From that, and from being active in landlord and building management networks like NAIOP and BOMA, … even small-scale landlords [can become] current with best-in-class practices, from cost-effective fire, life, safety and HVAC systems upgrades to enhanced janitorial service and common area management. Somewhere within that personal interaction and best-in-class fact finding comes a cost- effective solution to tenant attraction and retention.

NREI: You’ve mentioned taking advantage of the major concessions in the market right now to us before. Can you explain this?

Mark Hefner: Credit tenants and even tenants that just pay their bills on time have supreme leverage today with landlords. We are advising our [tenant] clients to carefully evaluate their lease portfolios to determine where their real estate is out of alignment with their business plan. From there, develop an action plan to “right-size” the lease portfolio. Leverage can be deployed by extending some leases on mission-critical space and extracting favorable terms on rent, additional tenant improvement allowances and even receiving equity in buildings, should that align with the business plan or make good business sense. There may be a significant shift by some companies to go back to owning some of the real estate that houses their operations, because of declining prices and low interest rates. Lowering occupancy costs is the “new” mantra in board rooms around the world!

NREI: How should investors determine whether they should upgrade their building and continue utilizing it as office space or whether they should convert to another use?

Mark Hefner: Again, having a good and honest connection to existing and prospective users and tenants is the best barometer for making real estate investment or divestment decisions. We have a client with a 140,000-sq.-ft. vacancy in a large single-story building formerly used as office and data center space. That market is more active in industrial, and the building can support that use, both from zoning and the building shell. Should the owner gut the office improvements and pivot to delivering an industrial shell? We are securing offers from both industrial and office tenants so the investor can make a market-driven decision. Another good and recent example of different investment approaches on the same asset was the sale of an older office building with deferred maintenance in downtown Los Angeles.

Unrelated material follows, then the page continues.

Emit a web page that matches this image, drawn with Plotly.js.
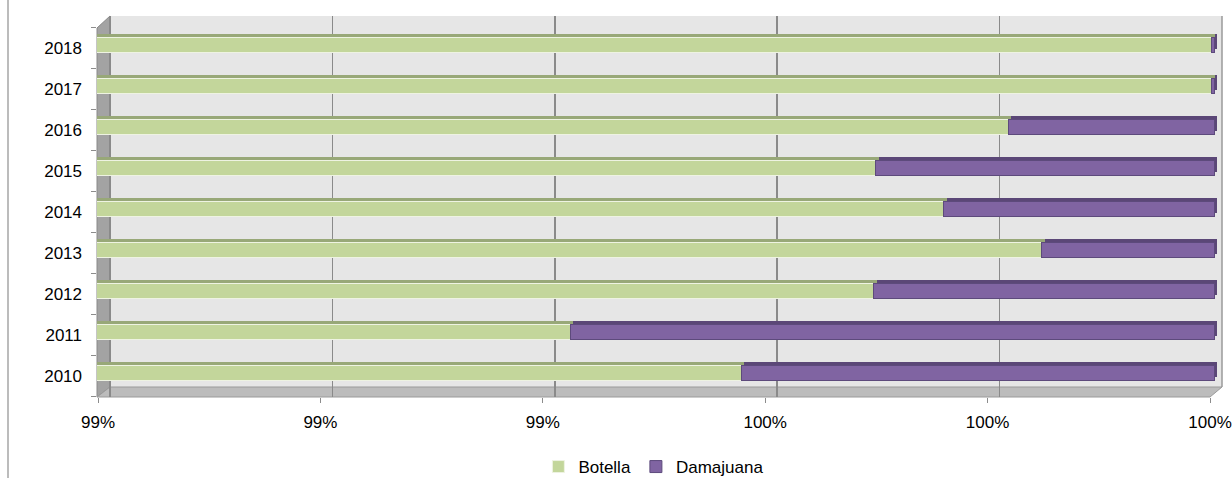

We represented the seller and created a competitive bidding environment between an owner/user and a developer who was building nearby. One was going to re-invest, while the other was going to demolish and add the land to a high-rise site. The developer won the competition.

NREI: Are there certain types of markets where these changes make the most sense?

Mark Hefner: Yes. Inner city buildings that have rising vacancies caused by the health and economic and social crises could be in a good position to pivot and embrace e-commerce [and] “last mile” tenants and other companies, public agencies and non-profit tenants with services that are in demand in those markets.

NREI: What is your estimated return on investment when it comes to either modernization or conversion?

Mark Hefner: Every investor has their own calculus, but most investors will not take this great risk or major investment without an intelligent proforma that suggests a 20+ percent ROI. Many investors holding onto cash are sitting on the sidelines for even more carnage and higher potential returns. But many investors who want or need to put money to work now are focusing efforts on Opportunity Zone real estate investments with good real estate fundamentals—to realize a twofold investment benefit.

NREI: Anything else you feel that office investors should consider in the current environment?

Mark Hefner: Like Houston in the 1980s, at what point does the owner of a vacant building that has not been modernized tear it down to save on property taxes and wait for a higher and better use?